▼

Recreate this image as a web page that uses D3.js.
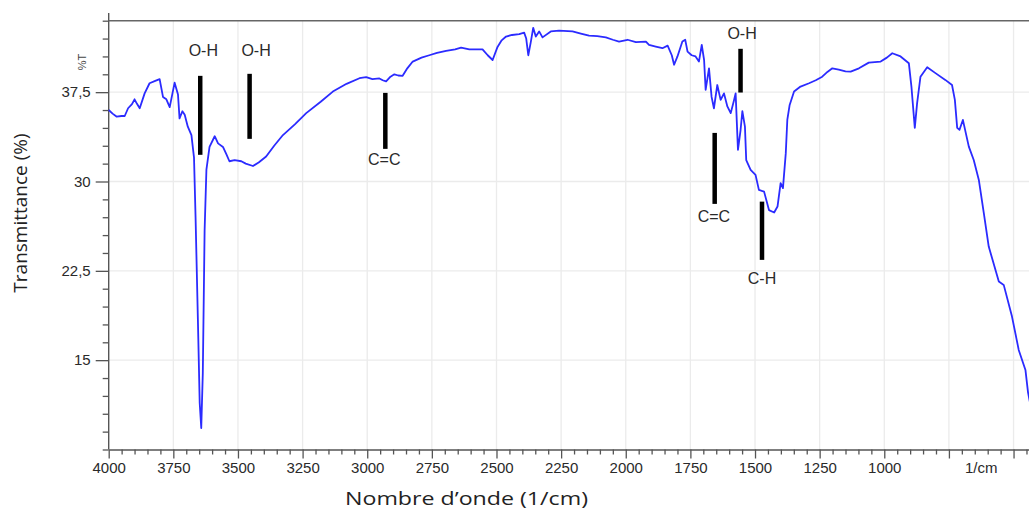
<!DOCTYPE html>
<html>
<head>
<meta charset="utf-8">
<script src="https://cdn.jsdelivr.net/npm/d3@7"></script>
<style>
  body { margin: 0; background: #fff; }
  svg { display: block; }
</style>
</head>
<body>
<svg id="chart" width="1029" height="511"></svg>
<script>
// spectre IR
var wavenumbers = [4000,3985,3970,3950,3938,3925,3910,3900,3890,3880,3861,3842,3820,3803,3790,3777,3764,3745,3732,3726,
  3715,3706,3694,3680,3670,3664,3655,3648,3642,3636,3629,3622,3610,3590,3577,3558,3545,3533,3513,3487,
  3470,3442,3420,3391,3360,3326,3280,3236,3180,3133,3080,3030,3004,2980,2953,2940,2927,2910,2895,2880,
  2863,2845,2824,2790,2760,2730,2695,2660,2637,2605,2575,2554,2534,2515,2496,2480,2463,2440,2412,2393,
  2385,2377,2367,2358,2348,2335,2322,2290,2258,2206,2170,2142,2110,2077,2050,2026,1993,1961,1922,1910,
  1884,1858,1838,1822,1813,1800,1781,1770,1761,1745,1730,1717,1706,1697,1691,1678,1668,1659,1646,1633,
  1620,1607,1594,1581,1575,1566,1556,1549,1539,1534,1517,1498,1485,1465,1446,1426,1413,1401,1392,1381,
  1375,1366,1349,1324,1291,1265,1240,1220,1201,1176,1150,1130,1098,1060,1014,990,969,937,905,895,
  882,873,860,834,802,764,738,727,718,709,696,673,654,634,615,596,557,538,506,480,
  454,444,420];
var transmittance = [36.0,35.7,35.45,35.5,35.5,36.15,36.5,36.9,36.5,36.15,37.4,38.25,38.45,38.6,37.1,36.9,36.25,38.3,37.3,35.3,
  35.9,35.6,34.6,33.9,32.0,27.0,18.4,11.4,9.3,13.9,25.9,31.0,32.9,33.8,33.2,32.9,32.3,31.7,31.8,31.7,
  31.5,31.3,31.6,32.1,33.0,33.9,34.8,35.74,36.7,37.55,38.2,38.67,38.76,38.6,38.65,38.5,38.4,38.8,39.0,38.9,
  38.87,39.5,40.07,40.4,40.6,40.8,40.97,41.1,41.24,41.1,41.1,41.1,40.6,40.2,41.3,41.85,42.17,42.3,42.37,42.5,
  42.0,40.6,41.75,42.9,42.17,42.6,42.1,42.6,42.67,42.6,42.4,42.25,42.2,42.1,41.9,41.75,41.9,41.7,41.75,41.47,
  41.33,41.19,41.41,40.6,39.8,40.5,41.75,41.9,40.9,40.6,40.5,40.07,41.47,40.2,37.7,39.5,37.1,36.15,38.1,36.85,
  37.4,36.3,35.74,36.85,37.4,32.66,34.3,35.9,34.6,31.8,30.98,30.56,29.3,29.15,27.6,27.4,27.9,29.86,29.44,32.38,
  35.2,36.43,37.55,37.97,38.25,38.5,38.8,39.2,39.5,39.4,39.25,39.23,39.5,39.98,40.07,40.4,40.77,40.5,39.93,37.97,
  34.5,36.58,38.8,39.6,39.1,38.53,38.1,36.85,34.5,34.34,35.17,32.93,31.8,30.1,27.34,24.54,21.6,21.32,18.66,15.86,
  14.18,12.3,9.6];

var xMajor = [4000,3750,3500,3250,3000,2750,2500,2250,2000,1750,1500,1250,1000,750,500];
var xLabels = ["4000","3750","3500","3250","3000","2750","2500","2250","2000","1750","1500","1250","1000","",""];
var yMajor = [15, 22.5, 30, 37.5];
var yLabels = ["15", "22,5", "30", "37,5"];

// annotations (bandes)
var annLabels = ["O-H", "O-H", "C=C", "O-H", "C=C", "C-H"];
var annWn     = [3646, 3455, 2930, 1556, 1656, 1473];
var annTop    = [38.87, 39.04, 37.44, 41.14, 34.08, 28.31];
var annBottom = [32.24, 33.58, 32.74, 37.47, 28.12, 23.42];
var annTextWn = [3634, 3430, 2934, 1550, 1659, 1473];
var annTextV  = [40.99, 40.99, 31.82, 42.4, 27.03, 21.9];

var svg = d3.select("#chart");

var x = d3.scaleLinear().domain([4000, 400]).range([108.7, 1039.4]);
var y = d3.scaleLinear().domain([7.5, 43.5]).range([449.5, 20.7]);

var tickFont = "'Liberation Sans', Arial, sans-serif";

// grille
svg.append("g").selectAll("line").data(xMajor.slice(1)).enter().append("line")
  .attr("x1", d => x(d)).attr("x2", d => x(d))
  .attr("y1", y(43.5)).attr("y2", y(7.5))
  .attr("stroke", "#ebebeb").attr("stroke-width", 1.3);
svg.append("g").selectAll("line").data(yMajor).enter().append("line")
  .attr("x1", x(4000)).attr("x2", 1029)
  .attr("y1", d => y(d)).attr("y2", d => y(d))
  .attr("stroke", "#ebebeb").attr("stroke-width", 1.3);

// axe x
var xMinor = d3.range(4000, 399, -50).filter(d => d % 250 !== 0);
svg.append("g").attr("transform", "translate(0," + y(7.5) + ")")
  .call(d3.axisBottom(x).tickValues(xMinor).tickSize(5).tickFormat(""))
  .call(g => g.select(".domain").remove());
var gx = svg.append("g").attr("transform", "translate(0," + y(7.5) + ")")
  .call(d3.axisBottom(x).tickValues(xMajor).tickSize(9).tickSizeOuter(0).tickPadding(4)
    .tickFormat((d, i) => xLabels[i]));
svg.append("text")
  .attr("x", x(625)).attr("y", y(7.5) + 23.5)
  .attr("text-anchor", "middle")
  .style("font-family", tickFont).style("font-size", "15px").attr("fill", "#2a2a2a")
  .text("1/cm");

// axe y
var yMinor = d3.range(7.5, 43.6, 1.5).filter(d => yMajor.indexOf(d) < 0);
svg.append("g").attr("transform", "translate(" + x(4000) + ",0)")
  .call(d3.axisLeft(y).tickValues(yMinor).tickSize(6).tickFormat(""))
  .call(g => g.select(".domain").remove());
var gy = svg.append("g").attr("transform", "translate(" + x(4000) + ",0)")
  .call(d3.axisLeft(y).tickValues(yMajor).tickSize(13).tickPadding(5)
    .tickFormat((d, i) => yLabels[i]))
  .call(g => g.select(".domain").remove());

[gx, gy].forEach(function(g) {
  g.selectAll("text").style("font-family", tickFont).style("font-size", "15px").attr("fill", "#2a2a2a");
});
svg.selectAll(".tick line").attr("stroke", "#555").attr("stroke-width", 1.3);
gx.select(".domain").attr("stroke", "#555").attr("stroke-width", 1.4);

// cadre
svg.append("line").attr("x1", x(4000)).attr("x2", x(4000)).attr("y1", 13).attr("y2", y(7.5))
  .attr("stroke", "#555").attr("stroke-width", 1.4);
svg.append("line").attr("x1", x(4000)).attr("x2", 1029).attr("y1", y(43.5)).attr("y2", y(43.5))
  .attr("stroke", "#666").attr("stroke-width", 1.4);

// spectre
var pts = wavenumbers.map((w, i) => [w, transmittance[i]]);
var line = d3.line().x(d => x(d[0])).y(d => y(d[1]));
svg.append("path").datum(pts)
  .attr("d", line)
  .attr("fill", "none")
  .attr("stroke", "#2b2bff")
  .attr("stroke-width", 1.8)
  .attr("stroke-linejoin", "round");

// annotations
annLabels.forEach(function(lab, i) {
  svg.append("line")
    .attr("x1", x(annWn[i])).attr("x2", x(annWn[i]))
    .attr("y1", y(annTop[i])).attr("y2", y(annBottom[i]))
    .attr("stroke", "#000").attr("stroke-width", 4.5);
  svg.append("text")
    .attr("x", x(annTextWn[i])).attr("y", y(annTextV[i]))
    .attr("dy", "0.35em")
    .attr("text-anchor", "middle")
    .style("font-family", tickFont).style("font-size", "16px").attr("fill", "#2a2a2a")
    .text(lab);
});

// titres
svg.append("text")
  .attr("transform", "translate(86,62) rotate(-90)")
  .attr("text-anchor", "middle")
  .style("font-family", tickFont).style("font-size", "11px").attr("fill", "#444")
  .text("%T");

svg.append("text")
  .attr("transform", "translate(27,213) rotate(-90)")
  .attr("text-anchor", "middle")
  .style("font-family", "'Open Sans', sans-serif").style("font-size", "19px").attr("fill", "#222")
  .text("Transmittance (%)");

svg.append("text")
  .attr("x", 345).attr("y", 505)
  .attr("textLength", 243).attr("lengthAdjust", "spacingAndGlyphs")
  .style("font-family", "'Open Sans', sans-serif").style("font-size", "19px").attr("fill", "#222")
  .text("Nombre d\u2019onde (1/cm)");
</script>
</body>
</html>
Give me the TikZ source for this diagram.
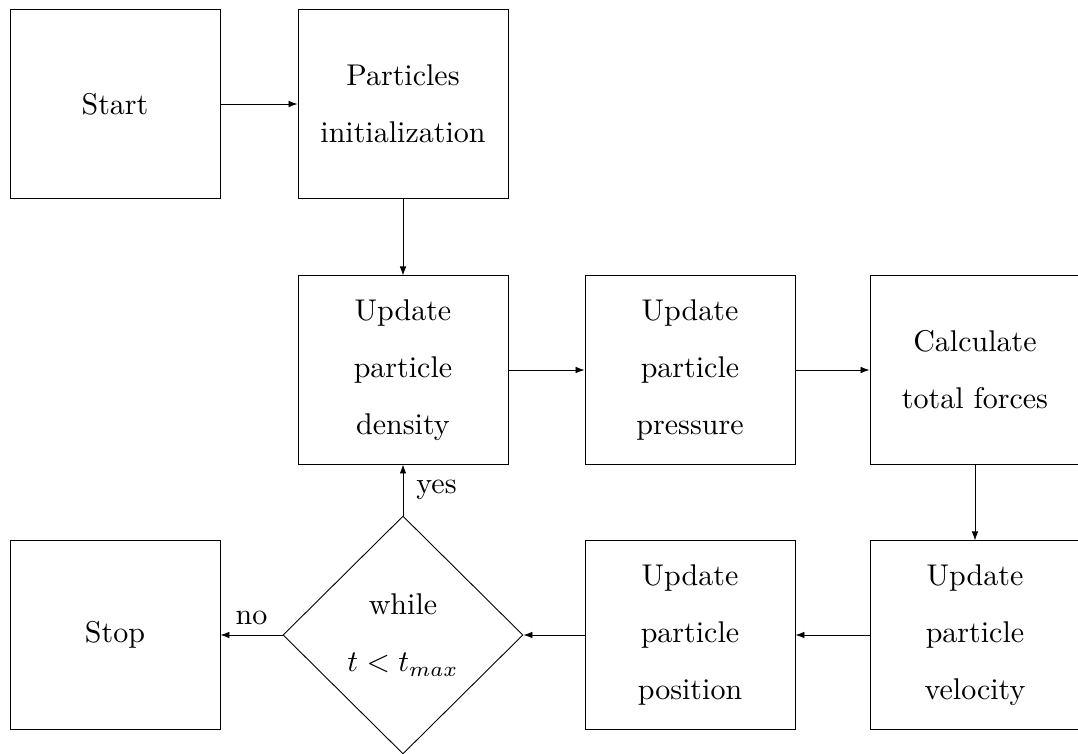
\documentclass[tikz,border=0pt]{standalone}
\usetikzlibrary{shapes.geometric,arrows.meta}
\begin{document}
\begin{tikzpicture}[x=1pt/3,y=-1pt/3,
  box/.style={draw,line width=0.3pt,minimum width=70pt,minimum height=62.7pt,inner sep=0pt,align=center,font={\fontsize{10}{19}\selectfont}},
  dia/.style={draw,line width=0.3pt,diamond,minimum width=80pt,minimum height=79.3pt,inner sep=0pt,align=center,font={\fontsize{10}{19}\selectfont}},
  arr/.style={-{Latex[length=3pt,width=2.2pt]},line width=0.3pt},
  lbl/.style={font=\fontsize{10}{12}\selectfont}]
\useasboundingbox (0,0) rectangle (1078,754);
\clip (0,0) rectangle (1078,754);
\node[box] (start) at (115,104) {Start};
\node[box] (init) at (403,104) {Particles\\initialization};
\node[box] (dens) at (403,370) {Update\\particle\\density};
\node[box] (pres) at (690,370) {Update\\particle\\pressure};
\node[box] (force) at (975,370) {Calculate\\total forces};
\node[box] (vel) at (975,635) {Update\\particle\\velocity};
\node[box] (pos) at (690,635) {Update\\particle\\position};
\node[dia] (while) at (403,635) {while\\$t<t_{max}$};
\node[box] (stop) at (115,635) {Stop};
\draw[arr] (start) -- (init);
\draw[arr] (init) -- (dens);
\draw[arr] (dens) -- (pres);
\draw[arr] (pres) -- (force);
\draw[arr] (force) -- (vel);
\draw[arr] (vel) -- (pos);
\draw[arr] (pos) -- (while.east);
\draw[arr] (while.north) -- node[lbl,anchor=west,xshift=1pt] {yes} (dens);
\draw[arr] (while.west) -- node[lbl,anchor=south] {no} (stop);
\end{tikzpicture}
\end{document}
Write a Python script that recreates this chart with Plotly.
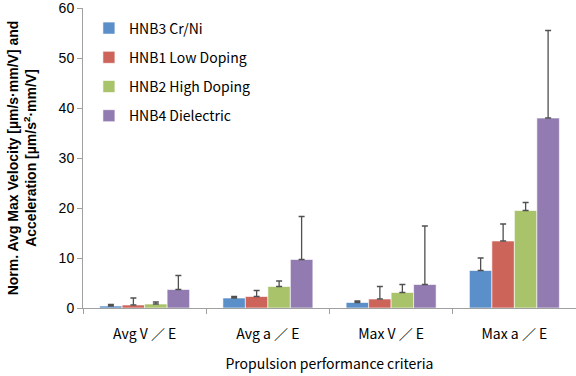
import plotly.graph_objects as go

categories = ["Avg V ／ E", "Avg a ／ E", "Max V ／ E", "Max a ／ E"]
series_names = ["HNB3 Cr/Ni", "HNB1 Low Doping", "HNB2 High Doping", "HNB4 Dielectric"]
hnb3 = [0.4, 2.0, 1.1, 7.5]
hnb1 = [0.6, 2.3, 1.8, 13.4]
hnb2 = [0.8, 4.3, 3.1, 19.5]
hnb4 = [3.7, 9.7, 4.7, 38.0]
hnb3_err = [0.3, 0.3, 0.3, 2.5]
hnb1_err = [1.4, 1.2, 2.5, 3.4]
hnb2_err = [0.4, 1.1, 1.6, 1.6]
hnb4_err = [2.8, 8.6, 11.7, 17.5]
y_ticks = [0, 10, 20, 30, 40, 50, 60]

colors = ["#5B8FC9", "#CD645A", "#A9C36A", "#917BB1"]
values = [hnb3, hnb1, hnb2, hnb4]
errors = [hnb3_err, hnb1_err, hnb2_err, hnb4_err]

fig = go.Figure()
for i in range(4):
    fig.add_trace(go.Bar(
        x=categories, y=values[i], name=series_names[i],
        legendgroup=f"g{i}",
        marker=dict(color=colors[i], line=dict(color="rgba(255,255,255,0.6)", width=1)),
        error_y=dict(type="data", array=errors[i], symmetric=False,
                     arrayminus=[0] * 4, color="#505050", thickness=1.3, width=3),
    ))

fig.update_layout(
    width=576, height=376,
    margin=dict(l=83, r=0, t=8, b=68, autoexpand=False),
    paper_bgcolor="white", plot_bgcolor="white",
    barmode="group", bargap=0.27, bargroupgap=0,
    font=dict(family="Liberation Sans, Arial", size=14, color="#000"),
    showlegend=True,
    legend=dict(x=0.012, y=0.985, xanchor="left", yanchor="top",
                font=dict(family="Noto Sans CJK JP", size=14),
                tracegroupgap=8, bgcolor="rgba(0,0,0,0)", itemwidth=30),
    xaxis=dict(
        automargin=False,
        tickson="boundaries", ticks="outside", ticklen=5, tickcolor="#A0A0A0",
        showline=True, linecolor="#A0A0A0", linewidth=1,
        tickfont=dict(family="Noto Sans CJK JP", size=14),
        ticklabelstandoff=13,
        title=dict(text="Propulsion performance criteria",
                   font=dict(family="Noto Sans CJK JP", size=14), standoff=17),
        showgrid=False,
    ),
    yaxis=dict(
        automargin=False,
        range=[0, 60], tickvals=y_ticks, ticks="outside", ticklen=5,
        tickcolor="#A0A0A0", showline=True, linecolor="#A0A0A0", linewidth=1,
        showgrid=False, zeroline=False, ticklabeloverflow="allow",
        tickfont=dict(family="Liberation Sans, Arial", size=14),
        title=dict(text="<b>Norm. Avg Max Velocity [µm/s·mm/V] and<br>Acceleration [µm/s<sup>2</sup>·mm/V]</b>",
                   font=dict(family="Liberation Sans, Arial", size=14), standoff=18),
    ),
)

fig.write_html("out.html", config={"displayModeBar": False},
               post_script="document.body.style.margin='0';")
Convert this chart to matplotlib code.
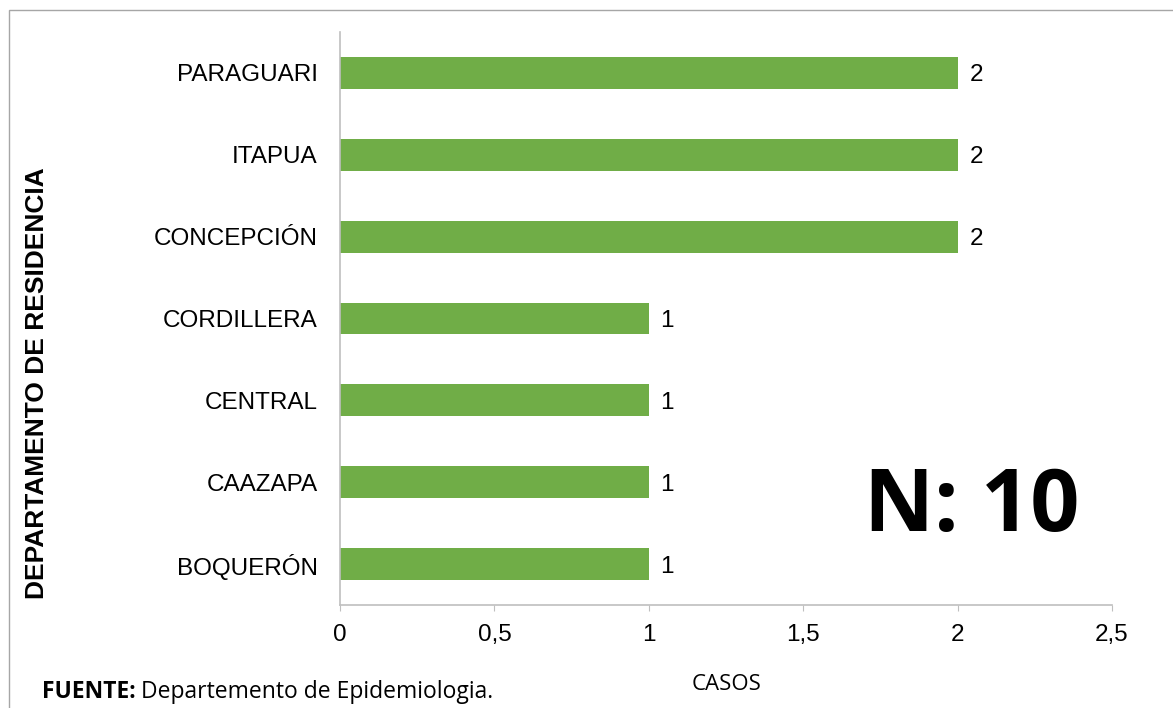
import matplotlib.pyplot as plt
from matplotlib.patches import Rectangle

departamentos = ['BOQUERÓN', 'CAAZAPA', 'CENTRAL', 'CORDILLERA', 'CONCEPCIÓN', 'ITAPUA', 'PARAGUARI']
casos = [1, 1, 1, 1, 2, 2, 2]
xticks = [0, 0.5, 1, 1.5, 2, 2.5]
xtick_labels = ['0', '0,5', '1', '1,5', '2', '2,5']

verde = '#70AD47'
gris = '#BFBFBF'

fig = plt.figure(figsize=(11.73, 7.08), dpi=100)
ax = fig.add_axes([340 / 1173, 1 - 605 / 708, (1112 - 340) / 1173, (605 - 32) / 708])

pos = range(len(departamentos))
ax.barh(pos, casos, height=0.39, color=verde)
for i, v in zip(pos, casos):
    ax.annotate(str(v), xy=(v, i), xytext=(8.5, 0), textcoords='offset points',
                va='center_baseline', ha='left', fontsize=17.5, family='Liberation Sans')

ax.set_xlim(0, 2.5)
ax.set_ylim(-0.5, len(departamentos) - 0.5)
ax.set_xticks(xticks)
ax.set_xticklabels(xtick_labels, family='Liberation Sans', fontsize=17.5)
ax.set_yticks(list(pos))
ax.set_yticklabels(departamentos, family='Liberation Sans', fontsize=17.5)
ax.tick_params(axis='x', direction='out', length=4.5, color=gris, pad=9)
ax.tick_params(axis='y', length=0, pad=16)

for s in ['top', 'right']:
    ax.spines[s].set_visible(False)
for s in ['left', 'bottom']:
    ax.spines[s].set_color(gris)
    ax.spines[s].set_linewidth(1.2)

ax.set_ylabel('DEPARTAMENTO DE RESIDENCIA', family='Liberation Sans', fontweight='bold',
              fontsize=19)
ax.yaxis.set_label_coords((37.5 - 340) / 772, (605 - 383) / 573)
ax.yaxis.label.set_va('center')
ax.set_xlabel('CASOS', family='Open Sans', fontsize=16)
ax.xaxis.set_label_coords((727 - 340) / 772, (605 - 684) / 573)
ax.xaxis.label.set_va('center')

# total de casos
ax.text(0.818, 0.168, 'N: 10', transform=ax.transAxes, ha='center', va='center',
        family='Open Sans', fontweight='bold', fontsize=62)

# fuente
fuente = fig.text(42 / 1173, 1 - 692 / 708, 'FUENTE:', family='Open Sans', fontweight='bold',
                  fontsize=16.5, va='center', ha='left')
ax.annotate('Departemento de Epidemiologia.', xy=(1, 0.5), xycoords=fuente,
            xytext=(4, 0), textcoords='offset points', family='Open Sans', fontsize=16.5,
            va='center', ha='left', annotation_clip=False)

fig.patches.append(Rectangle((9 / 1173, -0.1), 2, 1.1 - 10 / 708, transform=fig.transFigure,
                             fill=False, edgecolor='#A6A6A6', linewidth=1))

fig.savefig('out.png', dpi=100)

▲

What this task involves:
Starting at the line that contains "Convert this chart to matplotlib code." and stopping after the line that contains "fontsize=17.5, family='Liberation Sans')", copy every line exactly. Leave any pictures behind.

Problem solution:
Convert this chart to matplotlib code.
import matplotlib.pyplot as plt
from matplotlib.patches import Rectangle

departamentos = ['BOQUERÓN', 'CAAZAPA', 'CENTRAL', 'CORDILLERA', 'CONCEPCIÓN', 'ITAPUA', 'PARAGUARI']
casos = [1, 1, 1, 1, 2, 2, 2]
xticks = [0, 0.5, 1, 1.5, 2, 2.5]
xtick_labels = ['0', '0,5', '1', '1,5', '2', '2,5']

verde = '#70AD47'
gris = '#BFBFBF'

fig = plt.figure(figsize=(11.73, 7.08), dpi=100)
ax = fig.add_axes([340 / 1173, 1 - 605 / 708, (1112 - 340) / 1173, (605 - 32) / 708])

pos = range(len(departamentos))
ax.barh(pos, casos, height=0.39, color=verde)
for i, v in zip(pos, casos):
    ax.annotate(str(v), xy=(v, i), xytext=(8.5, 0), textcoords='offset points',
                va='center_baseline', ha='left', fontsize=17.5, family='Liberation Sans')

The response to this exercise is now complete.